### Objective
What is needed is an exact copy of the lines from the one containing "Reproduce this chart with matplotlib." to the one containing "plt.rcParams['font.family'] = ['Liberation", both lines included, and no other lines.

____ Provided data

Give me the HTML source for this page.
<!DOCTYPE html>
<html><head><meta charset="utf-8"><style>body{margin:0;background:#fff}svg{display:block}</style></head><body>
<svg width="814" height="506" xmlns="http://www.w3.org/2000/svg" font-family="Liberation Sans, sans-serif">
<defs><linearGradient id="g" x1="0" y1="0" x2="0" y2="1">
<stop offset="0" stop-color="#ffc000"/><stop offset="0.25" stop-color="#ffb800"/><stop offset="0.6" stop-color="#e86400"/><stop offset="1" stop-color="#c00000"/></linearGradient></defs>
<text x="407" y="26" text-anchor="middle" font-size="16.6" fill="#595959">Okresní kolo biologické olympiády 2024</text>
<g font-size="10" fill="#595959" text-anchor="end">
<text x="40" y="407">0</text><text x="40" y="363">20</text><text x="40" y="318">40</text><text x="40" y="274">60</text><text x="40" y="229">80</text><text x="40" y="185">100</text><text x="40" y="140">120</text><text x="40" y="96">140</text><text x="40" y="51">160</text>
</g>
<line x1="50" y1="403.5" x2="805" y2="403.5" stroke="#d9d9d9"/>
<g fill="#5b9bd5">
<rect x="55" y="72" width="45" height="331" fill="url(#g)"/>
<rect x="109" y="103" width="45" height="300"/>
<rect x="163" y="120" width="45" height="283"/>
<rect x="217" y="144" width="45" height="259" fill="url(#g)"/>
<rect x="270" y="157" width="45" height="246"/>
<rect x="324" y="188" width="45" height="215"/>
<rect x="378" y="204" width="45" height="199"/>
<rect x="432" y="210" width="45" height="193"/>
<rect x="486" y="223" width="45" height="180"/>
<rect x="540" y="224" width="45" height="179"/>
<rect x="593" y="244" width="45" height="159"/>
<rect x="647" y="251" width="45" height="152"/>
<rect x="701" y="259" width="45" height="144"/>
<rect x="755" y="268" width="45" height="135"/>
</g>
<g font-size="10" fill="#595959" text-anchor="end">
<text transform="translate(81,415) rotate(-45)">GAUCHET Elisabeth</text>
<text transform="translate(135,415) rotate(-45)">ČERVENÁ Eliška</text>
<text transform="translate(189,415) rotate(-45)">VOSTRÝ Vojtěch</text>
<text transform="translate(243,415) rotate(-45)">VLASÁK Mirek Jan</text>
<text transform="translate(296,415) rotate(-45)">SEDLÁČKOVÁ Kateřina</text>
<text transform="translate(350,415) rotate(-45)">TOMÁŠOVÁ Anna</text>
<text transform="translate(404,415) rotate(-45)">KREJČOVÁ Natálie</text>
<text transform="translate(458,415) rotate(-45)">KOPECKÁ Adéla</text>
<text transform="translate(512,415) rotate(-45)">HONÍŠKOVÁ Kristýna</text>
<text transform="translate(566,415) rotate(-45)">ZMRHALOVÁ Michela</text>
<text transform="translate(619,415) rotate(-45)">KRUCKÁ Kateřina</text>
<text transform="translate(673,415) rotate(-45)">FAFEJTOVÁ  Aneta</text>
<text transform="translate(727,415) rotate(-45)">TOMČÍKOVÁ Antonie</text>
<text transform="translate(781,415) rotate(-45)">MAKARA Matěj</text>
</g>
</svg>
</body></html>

________
____ Provided data

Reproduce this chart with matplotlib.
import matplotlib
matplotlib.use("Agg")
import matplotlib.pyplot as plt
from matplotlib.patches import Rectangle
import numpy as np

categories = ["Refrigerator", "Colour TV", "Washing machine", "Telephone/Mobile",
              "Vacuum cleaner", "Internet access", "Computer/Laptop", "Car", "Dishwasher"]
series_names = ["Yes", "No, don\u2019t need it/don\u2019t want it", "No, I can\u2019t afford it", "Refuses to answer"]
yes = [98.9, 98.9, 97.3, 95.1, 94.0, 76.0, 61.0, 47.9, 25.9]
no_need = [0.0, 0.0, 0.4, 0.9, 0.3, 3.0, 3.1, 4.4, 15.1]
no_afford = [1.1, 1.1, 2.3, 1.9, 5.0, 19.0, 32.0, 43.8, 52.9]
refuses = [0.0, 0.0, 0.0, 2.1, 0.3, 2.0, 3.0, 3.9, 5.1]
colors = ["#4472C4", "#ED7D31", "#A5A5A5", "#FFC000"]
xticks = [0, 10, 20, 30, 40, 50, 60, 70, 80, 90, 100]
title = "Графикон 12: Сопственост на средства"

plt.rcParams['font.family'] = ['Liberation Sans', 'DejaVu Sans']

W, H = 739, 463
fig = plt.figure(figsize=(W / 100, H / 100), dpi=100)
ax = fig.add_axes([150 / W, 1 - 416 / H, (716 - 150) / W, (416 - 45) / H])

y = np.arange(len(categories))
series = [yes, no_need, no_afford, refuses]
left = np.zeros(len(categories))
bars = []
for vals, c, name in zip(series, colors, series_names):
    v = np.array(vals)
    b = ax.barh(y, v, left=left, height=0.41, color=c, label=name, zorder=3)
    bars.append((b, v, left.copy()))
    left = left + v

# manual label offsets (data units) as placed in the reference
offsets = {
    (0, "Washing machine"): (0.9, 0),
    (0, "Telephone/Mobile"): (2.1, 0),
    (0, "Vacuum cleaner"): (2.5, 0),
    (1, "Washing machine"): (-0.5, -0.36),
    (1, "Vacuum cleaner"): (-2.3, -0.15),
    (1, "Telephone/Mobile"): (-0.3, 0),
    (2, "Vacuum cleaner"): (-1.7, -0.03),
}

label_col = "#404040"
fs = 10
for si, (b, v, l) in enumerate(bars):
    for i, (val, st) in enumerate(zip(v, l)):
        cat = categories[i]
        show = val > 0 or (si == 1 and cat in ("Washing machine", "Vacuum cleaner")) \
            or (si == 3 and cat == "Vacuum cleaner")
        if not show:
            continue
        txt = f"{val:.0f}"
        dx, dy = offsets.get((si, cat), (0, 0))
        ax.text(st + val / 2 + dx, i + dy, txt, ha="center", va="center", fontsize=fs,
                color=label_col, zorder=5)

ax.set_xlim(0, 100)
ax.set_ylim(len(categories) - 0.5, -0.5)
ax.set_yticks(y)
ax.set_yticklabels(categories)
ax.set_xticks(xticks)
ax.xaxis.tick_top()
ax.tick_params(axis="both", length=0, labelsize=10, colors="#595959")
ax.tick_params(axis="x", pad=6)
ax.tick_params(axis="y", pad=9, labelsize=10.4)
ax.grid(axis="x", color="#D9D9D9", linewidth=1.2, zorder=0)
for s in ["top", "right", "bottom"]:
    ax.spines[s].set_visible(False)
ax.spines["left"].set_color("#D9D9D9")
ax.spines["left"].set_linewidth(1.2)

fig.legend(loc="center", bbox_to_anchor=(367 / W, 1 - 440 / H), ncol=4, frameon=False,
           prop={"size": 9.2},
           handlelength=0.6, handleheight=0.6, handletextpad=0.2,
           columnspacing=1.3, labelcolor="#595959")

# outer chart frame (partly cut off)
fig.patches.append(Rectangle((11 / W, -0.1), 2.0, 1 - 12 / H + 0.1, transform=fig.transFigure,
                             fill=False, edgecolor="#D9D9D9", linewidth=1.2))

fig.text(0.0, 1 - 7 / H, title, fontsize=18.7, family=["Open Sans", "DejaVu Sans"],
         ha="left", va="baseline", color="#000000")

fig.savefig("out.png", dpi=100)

________
____ Provided data

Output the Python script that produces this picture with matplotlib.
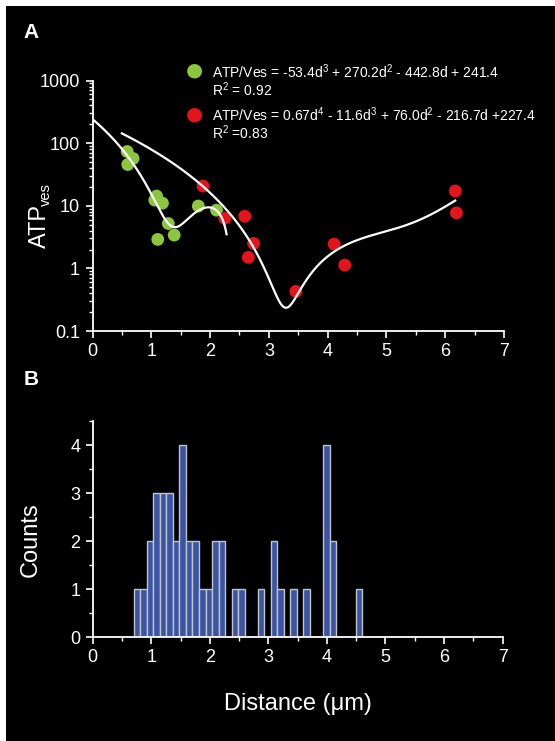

________

### Solution to this problem
Reproduce this chart with matplotlib.
import matplotlib
matplotlib.use("Agg")
import matplotlib.pyplot as plt
from matplotlib.patches import Rectangle
import numpy as np

categories = ["Refrigerator", "Colour TV", "Washing machine", "Telephone/Mobile",
              "Vacuum cleaner", "Internet access", "Computer/Laptop", "Car", "Dishwasher"]
series_names = ["Yes", "No, don\u2019t need it/don\u2019t want it", "No, I can\u2019t afford it", "Refuses to answer"]
yes = [98.9, 98.9, 97.3, 95.1, 94.0, 76.0, 61.0, 47.9, 25.9]
no_need = [0.0, 0.0, 0.4, 0.9, 0.3, 3.0, 3.1, 4.4, 15.1]
no_afford = [1.1, 1.1, 2.3, 1.9, 5.0, 19.0, 32.0, 43.8, 52.9]
refuses = [0.0, 0.0, 0.0, 2.1, 0.3, 2.0, 3.0, 3.9, 5.1]
colors = ["#4472C4", "#ED7D31", "#A5A5A5", "#FFC000"]
xticks = [0, 10, 20, 30, 40, 50, 60, 70, 80, 90, 100]
title = "Графикон 12: Сопственост на средства"

plt.rcParams['font.family'] = ['Liberation Sans', 'DejaVu Sans']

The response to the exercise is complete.